DIRECTIONS:
Everything from the line with "Give me the matplotlib source for this chart." down to the line with "plt.rcParams['font.family'] = ['DejaVu" below must be printed exactly, those two lines included. Exclude pictures.

DATA FOR PROCESSING:
****************

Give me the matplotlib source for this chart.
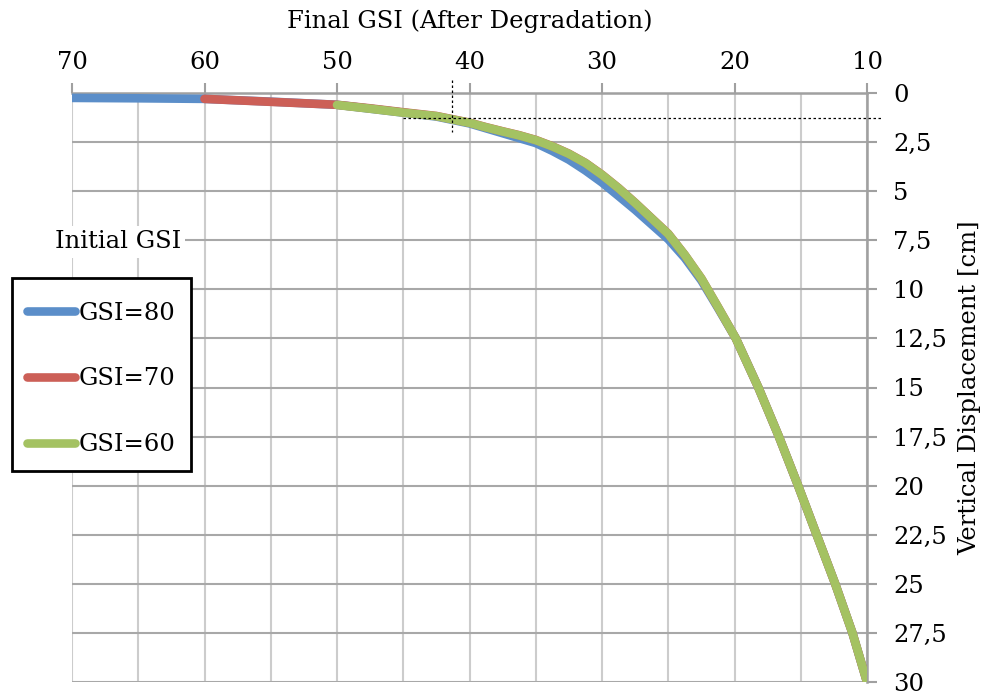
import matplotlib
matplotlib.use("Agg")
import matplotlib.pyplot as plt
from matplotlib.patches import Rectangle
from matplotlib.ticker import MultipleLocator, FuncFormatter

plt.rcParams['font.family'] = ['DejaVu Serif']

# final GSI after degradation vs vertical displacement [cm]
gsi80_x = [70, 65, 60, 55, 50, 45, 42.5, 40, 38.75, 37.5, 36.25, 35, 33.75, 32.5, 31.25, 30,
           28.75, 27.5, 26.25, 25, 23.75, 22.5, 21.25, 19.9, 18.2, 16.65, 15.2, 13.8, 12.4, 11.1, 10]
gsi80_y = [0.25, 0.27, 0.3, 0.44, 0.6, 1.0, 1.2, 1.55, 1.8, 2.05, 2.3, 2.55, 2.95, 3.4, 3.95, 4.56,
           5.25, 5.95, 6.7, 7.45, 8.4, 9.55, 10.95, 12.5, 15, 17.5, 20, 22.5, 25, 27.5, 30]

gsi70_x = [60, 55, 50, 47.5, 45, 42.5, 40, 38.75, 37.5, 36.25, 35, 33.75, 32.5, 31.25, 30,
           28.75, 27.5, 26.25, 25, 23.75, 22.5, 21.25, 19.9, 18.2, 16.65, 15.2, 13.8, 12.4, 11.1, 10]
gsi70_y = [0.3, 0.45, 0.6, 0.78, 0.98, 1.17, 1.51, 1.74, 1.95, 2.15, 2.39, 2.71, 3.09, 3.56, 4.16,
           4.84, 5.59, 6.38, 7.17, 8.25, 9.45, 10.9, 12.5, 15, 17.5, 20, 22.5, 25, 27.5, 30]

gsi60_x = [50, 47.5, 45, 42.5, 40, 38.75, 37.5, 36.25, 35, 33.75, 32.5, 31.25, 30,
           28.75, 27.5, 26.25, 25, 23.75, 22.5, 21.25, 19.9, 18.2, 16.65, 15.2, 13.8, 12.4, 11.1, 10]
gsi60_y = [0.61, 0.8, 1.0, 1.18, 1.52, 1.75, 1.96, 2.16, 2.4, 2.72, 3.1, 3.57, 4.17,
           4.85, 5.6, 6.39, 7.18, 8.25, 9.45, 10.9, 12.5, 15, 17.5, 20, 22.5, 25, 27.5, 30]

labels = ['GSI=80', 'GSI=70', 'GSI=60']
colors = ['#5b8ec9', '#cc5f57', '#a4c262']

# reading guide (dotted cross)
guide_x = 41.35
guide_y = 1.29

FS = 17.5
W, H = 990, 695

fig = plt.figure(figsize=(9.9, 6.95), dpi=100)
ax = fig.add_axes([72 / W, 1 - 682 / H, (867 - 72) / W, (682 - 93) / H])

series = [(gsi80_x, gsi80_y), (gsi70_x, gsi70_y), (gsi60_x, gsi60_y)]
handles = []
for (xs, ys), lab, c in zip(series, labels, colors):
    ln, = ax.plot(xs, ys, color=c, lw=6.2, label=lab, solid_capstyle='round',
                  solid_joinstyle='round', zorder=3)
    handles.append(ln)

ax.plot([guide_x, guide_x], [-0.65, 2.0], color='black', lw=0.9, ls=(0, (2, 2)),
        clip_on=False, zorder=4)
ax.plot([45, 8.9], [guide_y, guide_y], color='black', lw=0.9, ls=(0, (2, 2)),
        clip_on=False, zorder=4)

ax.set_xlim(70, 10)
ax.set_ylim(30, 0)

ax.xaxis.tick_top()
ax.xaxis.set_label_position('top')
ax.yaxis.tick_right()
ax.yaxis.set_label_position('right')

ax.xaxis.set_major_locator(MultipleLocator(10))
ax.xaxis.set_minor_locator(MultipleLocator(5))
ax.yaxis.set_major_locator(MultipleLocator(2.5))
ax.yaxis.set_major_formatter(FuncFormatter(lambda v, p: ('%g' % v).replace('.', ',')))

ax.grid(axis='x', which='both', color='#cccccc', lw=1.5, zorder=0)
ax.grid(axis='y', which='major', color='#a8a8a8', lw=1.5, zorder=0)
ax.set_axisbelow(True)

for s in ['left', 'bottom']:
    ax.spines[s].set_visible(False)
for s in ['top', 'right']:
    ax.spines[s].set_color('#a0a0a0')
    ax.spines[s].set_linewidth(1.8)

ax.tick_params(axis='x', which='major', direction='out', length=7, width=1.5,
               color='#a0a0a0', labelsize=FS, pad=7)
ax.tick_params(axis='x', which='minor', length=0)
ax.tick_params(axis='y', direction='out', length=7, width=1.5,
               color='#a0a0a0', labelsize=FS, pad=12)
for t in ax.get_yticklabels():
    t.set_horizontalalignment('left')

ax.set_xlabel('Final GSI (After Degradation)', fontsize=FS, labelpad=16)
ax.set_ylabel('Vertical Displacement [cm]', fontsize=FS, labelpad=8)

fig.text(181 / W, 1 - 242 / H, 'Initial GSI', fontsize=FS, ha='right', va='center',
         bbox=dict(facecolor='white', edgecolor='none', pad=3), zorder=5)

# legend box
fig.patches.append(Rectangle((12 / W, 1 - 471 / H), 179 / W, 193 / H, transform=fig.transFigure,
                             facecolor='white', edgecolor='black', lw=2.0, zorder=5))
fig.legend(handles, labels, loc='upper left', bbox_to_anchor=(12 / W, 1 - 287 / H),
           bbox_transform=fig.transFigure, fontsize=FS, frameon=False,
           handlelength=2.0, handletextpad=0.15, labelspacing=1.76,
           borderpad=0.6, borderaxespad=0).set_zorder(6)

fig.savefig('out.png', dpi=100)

****************

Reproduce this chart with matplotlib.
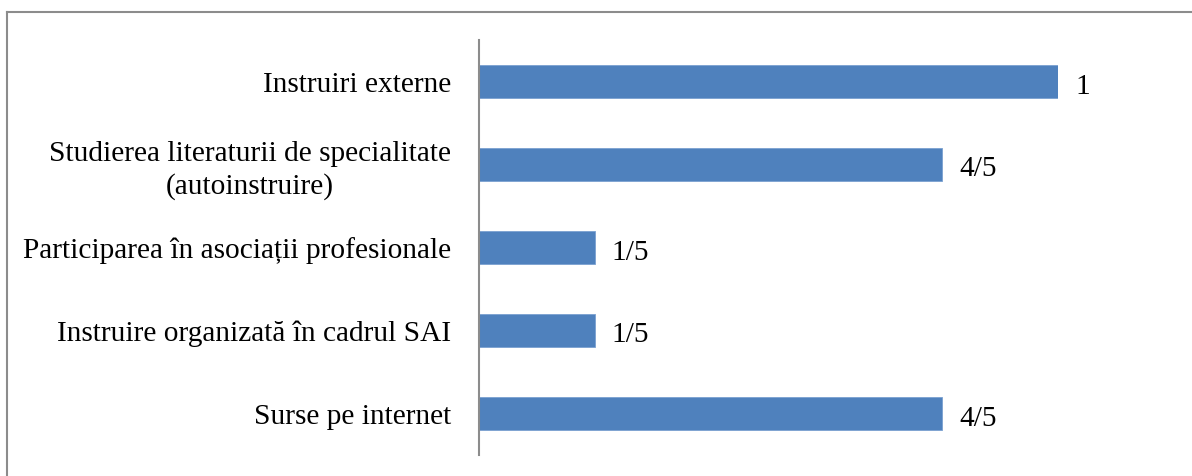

****************

WRITTEN REPLY:
Give me the matplotlib source for this chart.
import matplotlib
matplotlib.use("Agg")
import matplotlib.pyplot as plt
from matplotlib.patches import Rectangle
from matplotlib.ticker import MultipleLocator, FuncFormatter

plt.rcParams['font.family'] = ['DejaVu Serif']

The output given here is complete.